Assim desenvolveu Aristóteles a primeira e talvez ainda hoje a mais consistente teoria da criação. Ele percebeu que a definição de movimento é mecânica, transmissão de forca de um para outro objeto, uma cadeia de causalidade sem ator, apenas com elementos passivos. Essa definição revela-se insustentável quando buscamos a origem do movimento, e nos deparamos com uma série infinita de corpos movidos por outros, sem que nenhum seja o responsável final pelo início do movimento. Embora muitas pessoas ainda acreditem na hipótese do movimento eterno, ela conduz a um paradoxo, logicamente inaceitável como hipótese científica ou filosófica. 

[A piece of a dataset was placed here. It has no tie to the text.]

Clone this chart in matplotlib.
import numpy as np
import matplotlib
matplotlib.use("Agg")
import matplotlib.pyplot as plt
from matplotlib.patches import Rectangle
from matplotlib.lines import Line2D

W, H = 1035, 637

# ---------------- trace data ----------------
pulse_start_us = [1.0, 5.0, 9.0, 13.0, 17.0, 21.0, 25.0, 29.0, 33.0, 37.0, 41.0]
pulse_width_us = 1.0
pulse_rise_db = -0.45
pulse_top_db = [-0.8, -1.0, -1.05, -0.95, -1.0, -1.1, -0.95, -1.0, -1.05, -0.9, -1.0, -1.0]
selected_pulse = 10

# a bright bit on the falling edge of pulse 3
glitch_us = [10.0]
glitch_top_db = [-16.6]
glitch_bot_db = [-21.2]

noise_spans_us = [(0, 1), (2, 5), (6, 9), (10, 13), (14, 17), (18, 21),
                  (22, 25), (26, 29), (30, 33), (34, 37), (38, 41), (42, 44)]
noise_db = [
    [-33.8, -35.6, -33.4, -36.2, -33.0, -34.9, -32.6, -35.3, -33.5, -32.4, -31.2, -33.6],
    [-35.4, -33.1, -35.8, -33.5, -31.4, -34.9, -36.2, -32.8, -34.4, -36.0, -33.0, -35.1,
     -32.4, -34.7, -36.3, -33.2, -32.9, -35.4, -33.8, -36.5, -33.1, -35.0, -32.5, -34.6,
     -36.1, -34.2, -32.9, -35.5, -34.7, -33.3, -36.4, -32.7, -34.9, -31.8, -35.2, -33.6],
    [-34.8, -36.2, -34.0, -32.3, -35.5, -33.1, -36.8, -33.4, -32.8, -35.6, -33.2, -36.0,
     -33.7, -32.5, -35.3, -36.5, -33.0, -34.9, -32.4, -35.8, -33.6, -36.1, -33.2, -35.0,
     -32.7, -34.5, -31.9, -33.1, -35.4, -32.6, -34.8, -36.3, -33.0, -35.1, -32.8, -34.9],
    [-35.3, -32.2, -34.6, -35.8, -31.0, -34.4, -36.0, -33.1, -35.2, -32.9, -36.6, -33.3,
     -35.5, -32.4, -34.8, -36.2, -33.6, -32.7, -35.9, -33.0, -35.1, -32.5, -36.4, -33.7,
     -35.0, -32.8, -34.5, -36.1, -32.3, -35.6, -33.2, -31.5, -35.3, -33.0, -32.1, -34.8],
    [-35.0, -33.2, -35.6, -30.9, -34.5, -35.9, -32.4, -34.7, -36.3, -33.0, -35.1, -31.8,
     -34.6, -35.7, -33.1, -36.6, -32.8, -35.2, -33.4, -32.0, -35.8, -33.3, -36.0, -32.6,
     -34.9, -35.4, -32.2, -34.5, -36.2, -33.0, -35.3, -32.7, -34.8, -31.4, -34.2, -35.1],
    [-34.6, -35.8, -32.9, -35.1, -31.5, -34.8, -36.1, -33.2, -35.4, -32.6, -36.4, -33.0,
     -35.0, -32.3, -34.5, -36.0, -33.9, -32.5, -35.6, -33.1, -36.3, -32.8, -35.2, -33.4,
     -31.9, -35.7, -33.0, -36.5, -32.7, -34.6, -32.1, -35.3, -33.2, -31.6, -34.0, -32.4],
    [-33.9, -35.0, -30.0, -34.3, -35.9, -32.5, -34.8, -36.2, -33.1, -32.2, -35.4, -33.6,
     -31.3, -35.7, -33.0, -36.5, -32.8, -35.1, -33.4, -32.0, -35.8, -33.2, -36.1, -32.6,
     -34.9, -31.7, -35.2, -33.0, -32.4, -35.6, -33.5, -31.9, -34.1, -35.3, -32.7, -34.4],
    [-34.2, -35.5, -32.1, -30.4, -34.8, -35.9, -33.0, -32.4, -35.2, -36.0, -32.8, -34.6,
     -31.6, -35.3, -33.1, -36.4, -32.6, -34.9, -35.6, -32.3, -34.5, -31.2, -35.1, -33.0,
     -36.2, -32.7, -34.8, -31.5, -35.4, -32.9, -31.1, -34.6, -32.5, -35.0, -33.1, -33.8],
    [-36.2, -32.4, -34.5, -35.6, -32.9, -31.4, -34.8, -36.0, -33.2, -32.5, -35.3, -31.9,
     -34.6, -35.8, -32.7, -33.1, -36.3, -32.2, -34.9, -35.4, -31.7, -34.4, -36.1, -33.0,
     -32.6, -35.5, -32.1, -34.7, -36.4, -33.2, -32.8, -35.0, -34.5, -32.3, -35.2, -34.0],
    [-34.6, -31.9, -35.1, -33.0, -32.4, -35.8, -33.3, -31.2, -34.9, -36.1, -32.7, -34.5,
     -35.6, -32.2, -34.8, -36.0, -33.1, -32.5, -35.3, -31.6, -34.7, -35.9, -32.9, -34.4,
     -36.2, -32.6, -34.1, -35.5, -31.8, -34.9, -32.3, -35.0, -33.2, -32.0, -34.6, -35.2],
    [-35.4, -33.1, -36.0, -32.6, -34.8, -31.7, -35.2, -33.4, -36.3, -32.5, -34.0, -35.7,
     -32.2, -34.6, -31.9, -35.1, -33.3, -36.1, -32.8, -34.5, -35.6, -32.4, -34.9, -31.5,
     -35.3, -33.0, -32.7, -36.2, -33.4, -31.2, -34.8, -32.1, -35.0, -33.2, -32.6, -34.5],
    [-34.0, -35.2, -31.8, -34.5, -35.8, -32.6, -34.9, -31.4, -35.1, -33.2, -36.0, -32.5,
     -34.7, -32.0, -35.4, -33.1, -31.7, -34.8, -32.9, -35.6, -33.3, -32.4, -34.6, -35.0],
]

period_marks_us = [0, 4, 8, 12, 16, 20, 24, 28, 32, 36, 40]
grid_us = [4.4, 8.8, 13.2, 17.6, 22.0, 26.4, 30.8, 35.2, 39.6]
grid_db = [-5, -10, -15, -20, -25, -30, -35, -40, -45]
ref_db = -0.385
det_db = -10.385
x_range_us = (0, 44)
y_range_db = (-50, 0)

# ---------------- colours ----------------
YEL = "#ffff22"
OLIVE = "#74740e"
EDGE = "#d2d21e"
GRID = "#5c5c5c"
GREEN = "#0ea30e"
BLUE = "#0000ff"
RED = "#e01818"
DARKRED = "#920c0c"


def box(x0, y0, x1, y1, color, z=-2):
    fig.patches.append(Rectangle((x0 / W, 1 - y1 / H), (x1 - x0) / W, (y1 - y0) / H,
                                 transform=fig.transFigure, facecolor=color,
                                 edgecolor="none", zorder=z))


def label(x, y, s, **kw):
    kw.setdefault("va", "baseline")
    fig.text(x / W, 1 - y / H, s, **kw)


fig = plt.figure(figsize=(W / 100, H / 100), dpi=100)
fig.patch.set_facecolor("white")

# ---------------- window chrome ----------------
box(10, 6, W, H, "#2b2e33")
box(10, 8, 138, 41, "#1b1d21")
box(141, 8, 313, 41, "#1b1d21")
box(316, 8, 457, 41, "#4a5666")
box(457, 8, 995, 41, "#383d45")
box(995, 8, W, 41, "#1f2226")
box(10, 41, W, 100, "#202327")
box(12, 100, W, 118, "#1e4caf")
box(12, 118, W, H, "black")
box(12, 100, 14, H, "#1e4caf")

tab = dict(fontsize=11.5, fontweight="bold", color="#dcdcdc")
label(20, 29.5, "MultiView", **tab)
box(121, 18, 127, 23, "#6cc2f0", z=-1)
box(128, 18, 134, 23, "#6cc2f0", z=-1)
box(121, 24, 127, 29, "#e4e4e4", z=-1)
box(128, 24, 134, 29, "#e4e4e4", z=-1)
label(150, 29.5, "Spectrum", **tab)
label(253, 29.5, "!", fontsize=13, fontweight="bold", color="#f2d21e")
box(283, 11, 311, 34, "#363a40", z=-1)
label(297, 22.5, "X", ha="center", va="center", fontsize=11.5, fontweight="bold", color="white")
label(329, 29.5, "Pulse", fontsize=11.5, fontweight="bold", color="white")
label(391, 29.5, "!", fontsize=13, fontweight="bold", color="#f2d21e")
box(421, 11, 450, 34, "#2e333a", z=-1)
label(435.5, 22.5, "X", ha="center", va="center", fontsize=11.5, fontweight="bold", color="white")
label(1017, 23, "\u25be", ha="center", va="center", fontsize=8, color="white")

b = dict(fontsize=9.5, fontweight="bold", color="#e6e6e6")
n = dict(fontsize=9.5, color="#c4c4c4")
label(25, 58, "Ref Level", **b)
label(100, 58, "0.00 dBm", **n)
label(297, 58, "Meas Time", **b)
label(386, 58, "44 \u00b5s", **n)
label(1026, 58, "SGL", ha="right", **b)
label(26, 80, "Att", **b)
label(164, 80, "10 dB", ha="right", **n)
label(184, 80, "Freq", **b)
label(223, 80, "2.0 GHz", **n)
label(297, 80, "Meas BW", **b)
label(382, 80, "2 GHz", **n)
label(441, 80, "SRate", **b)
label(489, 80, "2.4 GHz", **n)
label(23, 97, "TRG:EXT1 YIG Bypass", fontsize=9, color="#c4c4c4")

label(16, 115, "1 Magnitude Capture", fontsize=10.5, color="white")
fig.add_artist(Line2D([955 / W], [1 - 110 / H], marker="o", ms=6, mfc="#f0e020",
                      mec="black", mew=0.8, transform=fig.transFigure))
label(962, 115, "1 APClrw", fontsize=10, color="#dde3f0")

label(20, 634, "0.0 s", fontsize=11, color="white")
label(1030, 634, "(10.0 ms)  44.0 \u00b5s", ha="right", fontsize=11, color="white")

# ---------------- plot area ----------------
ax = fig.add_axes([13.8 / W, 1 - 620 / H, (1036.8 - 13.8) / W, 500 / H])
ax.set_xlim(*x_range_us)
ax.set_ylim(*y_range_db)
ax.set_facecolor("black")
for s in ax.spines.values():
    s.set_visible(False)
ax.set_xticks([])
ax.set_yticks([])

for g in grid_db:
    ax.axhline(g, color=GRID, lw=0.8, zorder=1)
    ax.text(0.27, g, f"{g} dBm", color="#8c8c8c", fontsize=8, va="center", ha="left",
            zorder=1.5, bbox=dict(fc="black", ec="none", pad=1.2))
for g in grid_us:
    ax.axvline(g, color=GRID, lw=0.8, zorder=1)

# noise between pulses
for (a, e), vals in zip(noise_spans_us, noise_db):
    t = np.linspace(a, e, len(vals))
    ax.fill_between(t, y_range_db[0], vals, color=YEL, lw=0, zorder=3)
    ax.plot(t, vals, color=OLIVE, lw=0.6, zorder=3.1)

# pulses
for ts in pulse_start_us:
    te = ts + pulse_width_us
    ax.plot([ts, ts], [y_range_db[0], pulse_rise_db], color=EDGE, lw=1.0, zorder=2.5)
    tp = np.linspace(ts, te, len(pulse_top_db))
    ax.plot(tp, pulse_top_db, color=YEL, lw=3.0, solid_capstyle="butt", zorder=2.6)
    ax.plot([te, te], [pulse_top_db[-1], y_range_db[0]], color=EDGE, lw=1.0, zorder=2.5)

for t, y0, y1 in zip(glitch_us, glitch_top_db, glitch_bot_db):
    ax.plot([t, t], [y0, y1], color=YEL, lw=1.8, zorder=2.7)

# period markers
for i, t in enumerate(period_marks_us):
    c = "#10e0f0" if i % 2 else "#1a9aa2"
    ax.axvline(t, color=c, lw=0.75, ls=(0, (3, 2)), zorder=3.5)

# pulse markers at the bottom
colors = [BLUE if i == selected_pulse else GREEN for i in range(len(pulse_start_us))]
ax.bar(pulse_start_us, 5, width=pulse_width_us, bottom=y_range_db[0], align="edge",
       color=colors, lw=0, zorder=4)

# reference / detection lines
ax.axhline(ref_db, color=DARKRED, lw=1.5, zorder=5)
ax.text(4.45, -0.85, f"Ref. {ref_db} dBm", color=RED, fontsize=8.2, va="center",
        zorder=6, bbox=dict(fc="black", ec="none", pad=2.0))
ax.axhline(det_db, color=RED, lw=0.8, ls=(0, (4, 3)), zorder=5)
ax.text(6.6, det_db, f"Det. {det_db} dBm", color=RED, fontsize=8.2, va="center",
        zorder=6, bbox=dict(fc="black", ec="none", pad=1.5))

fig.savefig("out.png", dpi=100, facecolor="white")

Afirmar que o movimento é eterno ou negar o problema da sua origem nada resolve, pois a sua conceituação não permite qualquer outra definição além da de que é preciso um ator no início da cadeia. Explicar o movimento a partir da passividade é uma falácia assombrosamente popular, mas insistir nisso não a torna racional. A energia inicial precisa ser criada, não pode “estar sempre aí”, pois a transmissão mecânica é passiva, não tem uma existência fundamentada em si mesma, senão por definição uma existência derivada. Então. conclui Aristóteles, o movimento exige uma causa ativa, uma forca autônoma que não seja influenciada por outra, o que só prolongaria o problema da cadeia mecânica. Esse primeiro motor universal, que deu origem a todas as coisas, é a causa intencional de todos os movimentos do universo.
         Foi Aristóteles quem deu a Deus o papel de criador em termos filosóficos. Até então este papel só era atribuído de maneira mitológica a Deus, como no Gênese, e Platão não conseguiu justificar bem o papel de Deus no processo da natureza. É por isso que o filósofo peripatético afirma: “Deus é espírito, se não for algo ainda mais elevado que o espírito.” (Frag. 49 R) Fora da cadeia mecânica, passiva, ele é o intelecto que por sua vontade traz o mundo à existência.

Referências:

GILL, Mary Louise & LENNOX, James G. Self-Motion from Aristotle to Newton. New Jersey: Princeton University Press, 1994.
JAEGER, Werner. Aristoteles: Grundlegung einer Geschichte seiner Entwicklung. Berlin: Weidman, 1923.